-- TASK DESCRIPTION --
Pick out all lines in the listing holding the string "this" and copy them.

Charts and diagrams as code
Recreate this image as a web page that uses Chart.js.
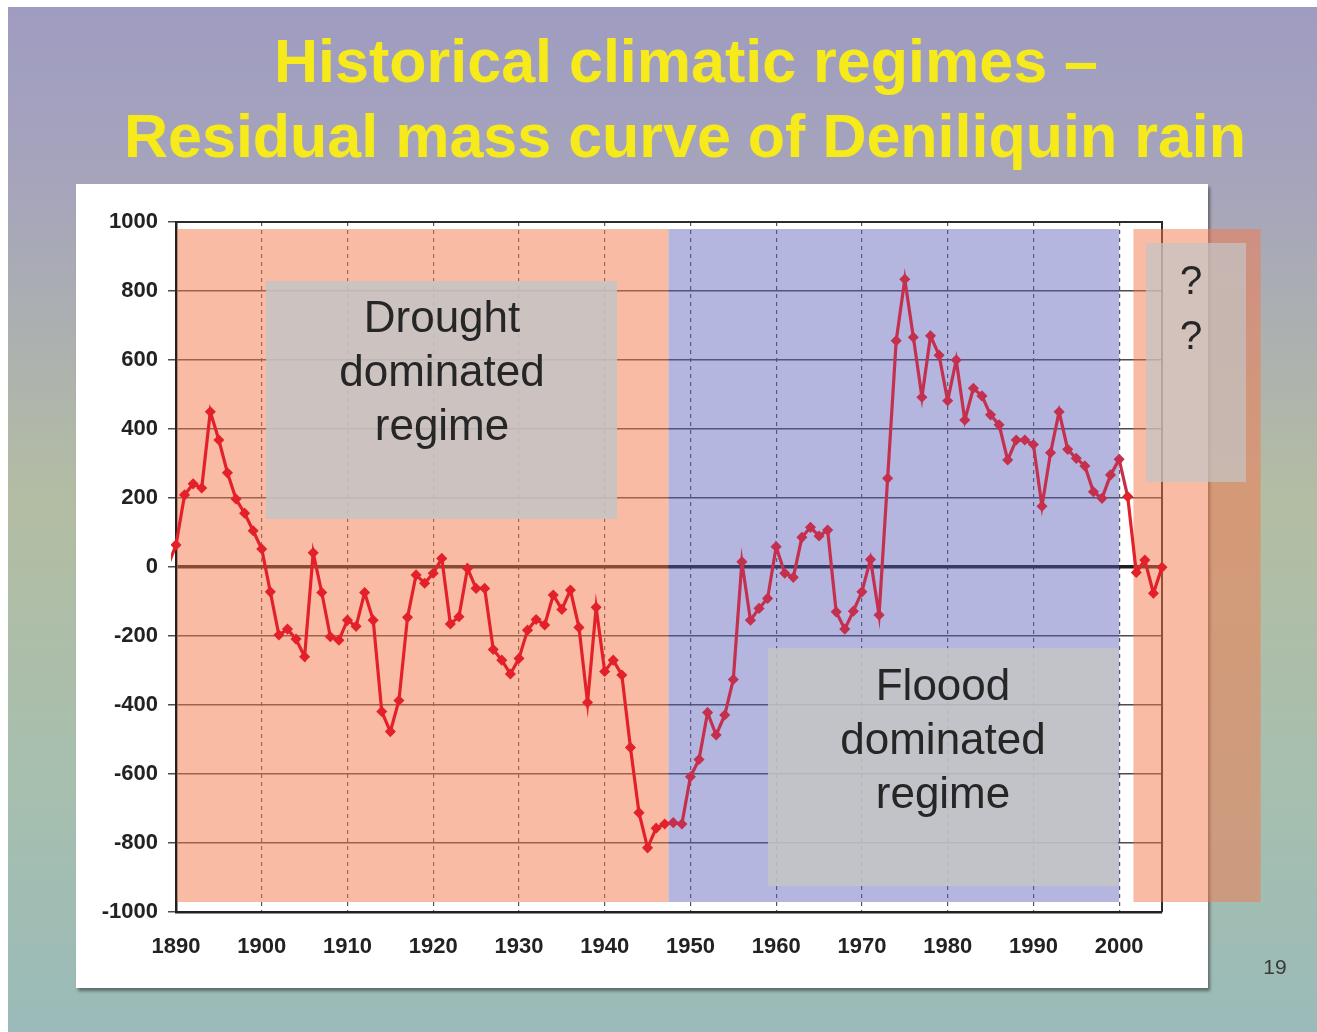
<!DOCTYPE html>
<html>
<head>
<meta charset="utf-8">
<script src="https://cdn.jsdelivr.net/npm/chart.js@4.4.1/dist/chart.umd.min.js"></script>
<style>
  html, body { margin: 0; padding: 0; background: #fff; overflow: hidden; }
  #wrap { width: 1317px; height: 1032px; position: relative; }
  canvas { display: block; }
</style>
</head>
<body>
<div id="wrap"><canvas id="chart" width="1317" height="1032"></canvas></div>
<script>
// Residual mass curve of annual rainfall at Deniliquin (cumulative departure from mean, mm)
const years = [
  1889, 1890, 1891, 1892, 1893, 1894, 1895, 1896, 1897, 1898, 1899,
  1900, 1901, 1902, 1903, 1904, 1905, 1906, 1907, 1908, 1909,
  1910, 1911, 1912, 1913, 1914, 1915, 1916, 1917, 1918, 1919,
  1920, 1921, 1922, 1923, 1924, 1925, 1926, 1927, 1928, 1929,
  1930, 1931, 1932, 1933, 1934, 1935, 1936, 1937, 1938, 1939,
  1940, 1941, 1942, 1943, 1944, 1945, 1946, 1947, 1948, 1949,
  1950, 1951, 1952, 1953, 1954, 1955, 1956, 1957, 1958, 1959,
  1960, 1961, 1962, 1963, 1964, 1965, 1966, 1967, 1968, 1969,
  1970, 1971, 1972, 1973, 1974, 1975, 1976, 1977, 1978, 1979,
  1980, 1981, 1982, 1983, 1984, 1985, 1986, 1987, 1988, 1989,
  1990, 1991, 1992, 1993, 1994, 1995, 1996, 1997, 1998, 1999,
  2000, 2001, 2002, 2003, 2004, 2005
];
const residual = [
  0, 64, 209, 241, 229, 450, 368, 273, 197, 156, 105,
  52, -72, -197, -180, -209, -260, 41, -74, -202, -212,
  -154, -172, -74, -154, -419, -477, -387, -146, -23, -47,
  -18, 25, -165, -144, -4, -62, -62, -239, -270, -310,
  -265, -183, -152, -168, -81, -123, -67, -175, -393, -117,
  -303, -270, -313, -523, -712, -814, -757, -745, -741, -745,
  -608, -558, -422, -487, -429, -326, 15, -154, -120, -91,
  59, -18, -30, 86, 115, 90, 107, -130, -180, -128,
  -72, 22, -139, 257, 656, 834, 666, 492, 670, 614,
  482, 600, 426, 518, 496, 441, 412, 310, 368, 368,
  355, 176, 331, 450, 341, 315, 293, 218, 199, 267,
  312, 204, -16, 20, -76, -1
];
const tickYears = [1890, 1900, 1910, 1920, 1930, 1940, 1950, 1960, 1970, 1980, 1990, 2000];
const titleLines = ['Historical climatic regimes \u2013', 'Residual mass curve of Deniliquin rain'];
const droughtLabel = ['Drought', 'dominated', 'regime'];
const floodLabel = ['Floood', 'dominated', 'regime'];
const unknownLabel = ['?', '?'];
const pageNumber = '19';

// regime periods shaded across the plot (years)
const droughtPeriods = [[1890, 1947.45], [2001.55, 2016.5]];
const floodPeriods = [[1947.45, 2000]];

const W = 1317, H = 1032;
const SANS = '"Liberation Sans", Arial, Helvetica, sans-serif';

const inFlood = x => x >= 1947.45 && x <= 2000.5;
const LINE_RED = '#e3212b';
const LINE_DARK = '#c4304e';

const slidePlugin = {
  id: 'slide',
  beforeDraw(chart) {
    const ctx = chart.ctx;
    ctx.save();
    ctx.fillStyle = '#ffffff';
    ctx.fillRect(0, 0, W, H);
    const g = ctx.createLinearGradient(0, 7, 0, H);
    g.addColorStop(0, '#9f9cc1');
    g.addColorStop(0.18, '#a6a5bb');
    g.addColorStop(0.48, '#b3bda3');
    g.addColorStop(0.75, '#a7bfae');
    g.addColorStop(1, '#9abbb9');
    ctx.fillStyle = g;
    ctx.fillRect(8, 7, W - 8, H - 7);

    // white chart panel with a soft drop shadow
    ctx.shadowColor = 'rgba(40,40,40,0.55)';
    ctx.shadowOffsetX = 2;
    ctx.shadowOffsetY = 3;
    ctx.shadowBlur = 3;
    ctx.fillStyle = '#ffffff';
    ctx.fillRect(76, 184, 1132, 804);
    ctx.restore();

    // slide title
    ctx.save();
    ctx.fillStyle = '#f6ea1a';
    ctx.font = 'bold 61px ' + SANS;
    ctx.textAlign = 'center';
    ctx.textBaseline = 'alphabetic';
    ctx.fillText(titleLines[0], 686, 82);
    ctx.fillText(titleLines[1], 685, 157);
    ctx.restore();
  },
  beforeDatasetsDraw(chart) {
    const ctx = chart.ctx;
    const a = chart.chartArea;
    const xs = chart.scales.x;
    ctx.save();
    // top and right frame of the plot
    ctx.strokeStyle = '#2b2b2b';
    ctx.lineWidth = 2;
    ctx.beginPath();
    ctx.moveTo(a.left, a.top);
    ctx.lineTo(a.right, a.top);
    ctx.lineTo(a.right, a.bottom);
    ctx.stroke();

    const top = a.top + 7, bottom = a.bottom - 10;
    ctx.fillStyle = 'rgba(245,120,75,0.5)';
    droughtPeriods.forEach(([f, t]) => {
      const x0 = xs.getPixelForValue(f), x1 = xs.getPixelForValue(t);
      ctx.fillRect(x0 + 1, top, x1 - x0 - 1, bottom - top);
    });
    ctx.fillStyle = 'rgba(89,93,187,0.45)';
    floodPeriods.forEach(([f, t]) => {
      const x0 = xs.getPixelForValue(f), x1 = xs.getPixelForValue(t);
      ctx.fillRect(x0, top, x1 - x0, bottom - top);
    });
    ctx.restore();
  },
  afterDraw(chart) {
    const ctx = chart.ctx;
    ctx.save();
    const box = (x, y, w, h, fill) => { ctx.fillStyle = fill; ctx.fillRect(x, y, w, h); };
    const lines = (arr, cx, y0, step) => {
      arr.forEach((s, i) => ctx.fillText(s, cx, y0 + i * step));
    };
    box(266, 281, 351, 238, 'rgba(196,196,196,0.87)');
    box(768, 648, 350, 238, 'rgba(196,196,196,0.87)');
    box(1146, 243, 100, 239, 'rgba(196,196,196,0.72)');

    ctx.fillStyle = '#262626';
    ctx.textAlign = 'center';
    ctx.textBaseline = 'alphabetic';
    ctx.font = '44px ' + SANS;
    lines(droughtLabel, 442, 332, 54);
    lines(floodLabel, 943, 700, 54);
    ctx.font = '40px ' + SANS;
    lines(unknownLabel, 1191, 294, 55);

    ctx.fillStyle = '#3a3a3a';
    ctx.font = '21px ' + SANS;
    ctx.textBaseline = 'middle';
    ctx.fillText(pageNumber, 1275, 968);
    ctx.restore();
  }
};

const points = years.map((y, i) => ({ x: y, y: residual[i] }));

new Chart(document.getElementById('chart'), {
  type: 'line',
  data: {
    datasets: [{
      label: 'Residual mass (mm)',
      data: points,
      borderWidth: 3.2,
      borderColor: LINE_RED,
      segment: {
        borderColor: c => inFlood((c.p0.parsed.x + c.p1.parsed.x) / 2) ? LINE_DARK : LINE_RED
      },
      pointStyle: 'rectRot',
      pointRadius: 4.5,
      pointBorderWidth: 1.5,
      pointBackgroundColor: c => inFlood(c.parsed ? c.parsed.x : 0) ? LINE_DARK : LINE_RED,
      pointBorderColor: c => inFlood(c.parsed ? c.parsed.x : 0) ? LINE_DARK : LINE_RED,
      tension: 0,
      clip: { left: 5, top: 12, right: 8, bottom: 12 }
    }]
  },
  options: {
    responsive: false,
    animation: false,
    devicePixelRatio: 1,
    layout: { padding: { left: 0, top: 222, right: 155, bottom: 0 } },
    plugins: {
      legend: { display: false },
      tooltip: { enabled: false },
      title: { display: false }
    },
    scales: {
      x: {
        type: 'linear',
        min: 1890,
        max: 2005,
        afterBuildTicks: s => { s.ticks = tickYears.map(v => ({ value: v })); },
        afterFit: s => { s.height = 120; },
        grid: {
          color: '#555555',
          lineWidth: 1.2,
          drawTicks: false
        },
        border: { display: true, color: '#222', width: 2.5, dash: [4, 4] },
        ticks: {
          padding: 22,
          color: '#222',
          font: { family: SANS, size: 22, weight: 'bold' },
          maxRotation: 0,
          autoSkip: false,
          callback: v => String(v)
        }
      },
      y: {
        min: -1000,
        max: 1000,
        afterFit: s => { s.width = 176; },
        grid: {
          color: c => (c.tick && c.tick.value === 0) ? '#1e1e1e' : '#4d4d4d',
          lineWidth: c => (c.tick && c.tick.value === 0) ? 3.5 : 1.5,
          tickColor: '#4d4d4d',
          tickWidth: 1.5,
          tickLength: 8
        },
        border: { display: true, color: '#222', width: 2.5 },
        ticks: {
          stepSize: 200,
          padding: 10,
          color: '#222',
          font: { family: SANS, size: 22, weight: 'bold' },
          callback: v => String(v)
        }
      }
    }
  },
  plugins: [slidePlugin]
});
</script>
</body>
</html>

* * *

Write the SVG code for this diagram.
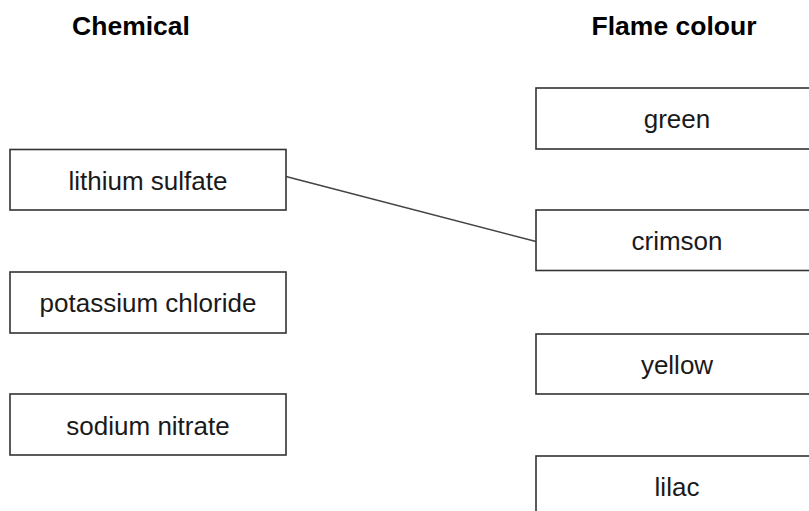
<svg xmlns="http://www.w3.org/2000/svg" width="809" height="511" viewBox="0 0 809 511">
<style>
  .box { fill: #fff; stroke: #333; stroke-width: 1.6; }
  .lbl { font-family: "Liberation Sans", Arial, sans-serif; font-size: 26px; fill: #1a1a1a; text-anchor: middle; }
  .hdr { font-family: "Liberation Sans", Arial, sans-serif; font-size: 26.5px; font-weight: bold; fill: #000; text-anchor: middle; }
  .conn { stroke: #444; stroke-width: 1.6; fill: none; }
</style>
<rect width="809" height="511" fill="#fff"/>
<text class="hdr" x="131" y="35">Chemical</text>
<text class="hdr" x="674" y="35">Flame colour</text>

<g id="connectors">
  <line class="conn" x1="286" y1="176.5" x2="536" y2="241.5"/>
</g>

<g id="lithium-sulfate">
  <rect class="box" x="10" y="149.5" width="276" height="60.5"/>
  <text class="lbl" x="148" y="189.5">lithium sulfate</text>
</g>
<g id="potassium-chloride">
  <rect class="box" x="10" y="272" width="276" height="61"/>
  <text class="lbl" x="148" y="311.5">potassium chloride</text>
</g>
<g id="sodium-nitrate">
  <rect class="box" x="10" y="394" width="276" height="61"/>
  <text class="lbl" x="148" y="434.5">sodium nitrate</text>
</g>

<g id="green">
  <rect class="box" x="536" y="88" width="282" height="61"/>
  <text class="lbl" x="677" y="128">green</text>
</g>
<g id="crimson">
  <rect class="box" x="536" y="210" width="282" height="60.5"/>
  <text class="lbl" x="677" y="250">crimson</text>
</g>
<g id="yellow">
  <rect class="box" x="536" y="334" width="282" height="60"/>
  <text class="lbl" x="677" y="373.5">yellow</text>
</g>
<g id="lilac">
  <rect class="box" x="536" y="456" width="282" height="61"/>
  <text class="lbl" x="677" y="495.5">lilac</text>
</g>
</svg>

-- EXERCISE RESPONSE --
Recreate this image as a web page that uses Chart.js.
Write the SVG code for this diagram.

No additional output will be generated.